Take Oregon, for instance. Their Department of Emergency Management griped about delays in 29 FEMA grants, claiming it’s a public safety crisis. Sounds dire, until you dig into the numbers. States have a history of sitting on federal funds or misusing them, like Illinois, where $200 million in disaster prep cash got stuck in bureaucratic limbo. The Trump team’s not wrong to demand a tighter leash. Courts can issue all the injunctions they want, but they can’t rewrite the Constitution, Congress controls appropriations, and the executive has every right to scrutinize how the money’s spent.
Maui’s Mess Exposes the Real Issue
Then there’s Maui. The 2023 wildfires torched the island, racking up $7 billion in damages and displacing thousands. Recovery’s been a slog, and the funding freeze didn’t help, shuttering a jobs program that left 150 workers in the lurch. Hawaii’s attorney general joined Bonta’s posse, arguing FEMA’s freeze is strangling survivors. It’s a gut punch, no doubt. But let’s not kid ourselves, the real scandal isn’t the freeze, it’s the years of federal largesse that left Maui vulnerable in the first place. Billions poured in, yet housing and infrastructure still crumbled when the flames hit.

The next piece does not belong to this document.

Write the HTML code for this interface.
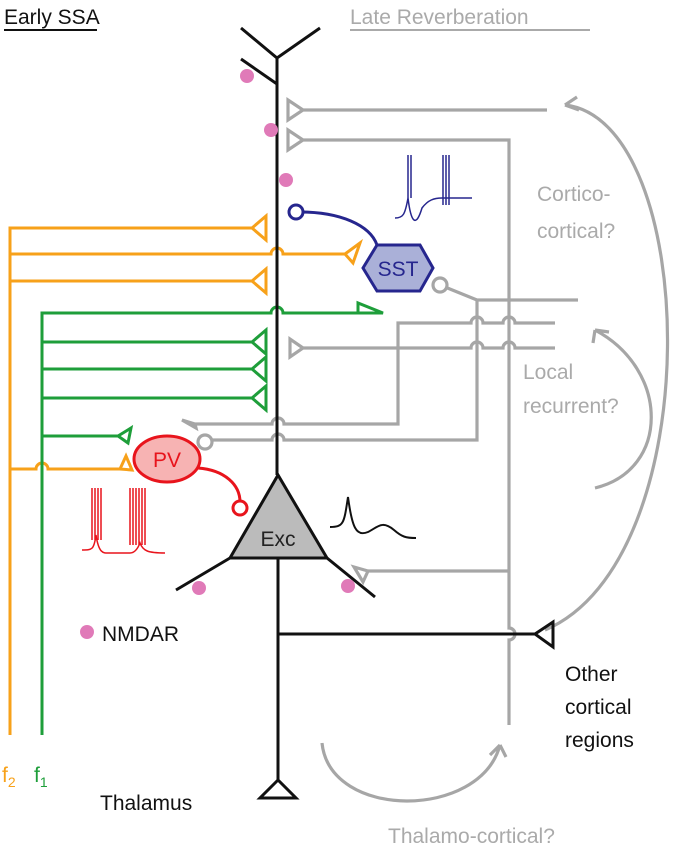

The administration’s not heartless, it’s pragmatic. With only $13 million of a $21 million grant disbursed, the White House is signaling enough’s enough. Taxpayers can’t keep bailing out states that fail to plan ahead. Sure, the court’s order might pry loose some cash, but it doesn’t fix the root problem: a FEMA system that rewards inefficiency over results. Trump’s push to pause and reassess isn’t cruelty, it’s a wake-up call. States need to step up, not just cry for more handouts.
Who’s Really Holding the Cards?
Bonta and his crew paint this as a moral crusade, accusing Trump of breaking the law. They’ve got court orders in their corner, but those don’t tell the whole story. The judiciary’s overstepping here, trying to micromanage executive discretion. Congress appropriates the funds, true, but the president’s job is to execute, not rubber-stamp every state’s wish list. History backs this up. When courts meddled in funding fights before, the Supreme Court often leaned toward the White House, like in 2025 when it stayed an injunction on a similar freeze. The pattern’s clear: judicial wins are loud, but fleeting.
What’s more, these attorneys general aren’t exactly saints. They’re flexing muscle to score political points, rallying their base with tales of federal overreach. Meanwhile, the Trump administration’s fighting for something bigger: fiscal sanity. Every dollar FEMA doles out comes from hardworking Americans, and they deserve to know it’s not being squandered. The Rhode Island ruling might force a short-term release, but the long game favors a White House that’s not afraid to say no. That’s leadership, not lawlessness.